Feature

Managing the cloud

MSPs
Scott Dodds, CEO of Ultima, talks to Comms Business about blending the MSP and product worlds.

Ultima is an automation and infrastructure service provider with offices in Reading and London. It aims to be a long-term transformation partner to its clients through pairing technical innovation with service excellence. Scott Dodds recently marked five years as the company’s CEO, leading it to an annual turnover of £123m.

Having worked in the European IT industry for over 30 years, Dodds is somewhat an industry veteran. When we caught up, he joked, “I pre-date the PC. I started in the industry before the PC arrived and back in those days, there was no channel. It was very early, so we were literally building the IT channel. It's changed a bit since then!”

Ultima was founded around the time that Dodds was starting out. The company celebrated its 30th anniversary remotely last month, but Dodds is keen to “catch up on that when we can!”. The business developed as a VAR consulting business throughout the 90s and into the 2000s. As such, Dodds explained, the company has “had this long relationship with all the big vendors as a partner selling directly to our customers”.

Now, the company is stepping into a new era. It has just announced the launch of IA-Cloud, a new proprietary automated cloud platform. The IA-Cloud platform is designed to enable managed services providers (MSPs) to transform the way they manage and optimise workloads for their customers in the cloud. Put simply, Dodds explained, the company is moving to be “more of a software developer for other partners”.

This new product started its life supporting Ultima’s direct customers in the delivery of automation and cloud services. Dodds explained, “We realised that we had built these platforms for ourselves that could be used by any MSP. Then, one or two companies started talking to us, liked what we had because it could save them time, and money and cost.

“One key development over the last 20 years is that the world is much more collaborative now. The concept of partner-to-partner is something that vendors, particularly companies like Microsoft, encourage and drive forward. [This is great for] collaborating on customer technologies [to build the solution together].

“We spent two to three years developing this technology which essentially manages a lot of the infrastructure around Azure. It introduces automated documentation and all sorts of things that you'd otherwise have to do manually. That's expensive, and you’d need to have a lot of people, particularly you scale your business up.

“Having all these services automated takes an enormous amount of load off of your own resources. More importantly, it increases the quality of the service, which is what everybody needs to aim at. In a managed service environment, you're aiming at high customer satisfaction.

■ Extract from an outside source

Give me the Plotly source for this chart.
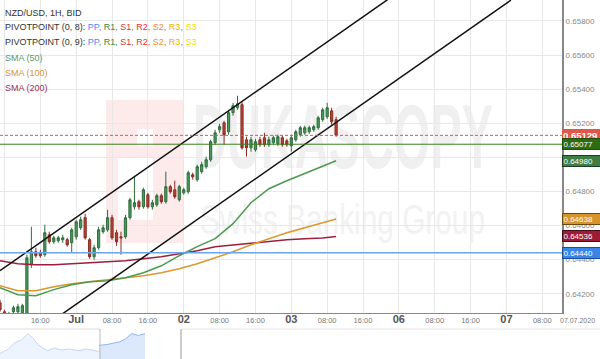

“That's really what this tool set supports. It might not change customer satisfaction or human interaction, but it really dramatically improves the ability to spend more time on customer satisfaction and customer engagement, rather than just managing the back end.”

So, what does this mean for Ultima’s path forward? Dodds said, “We have been a direct to customer organisation for all our entire history, and that's not changing. What’s interesting about that whole issue about competitive partners working with partners, is that some of the feedback we've had from early engagements with other partners is that they're much happier working with us because we understand the challenges of being an MSP. It’s not, ‘Oh you're an MSP, therefore we can't work with you’. It's the complete opposite. That's certainly changed over the last five or ten years. There’s been this shift towards working with people who understand the market in very detailed ways rather than at just a high level.”

Dodds points to the continual innovation necessary to succeed in today’s world of fast-moving technological progress as one driver behind the company’s new venture.In the old days, you could build a piece of software and it would have a shelf life of many years. Now, unless you continue to innovate on these platforms, you'll become stale very quickly. To a point, relationships with companies like Microsoft is critical because they are constantly developing these platforms that we're managing. Azure, for instance, is not a product. It’s a whole environment with many hundreds of different services and areas that you can develop on top of. We’ve got to be ahead and make sure that we're plugging gaps with our own services.”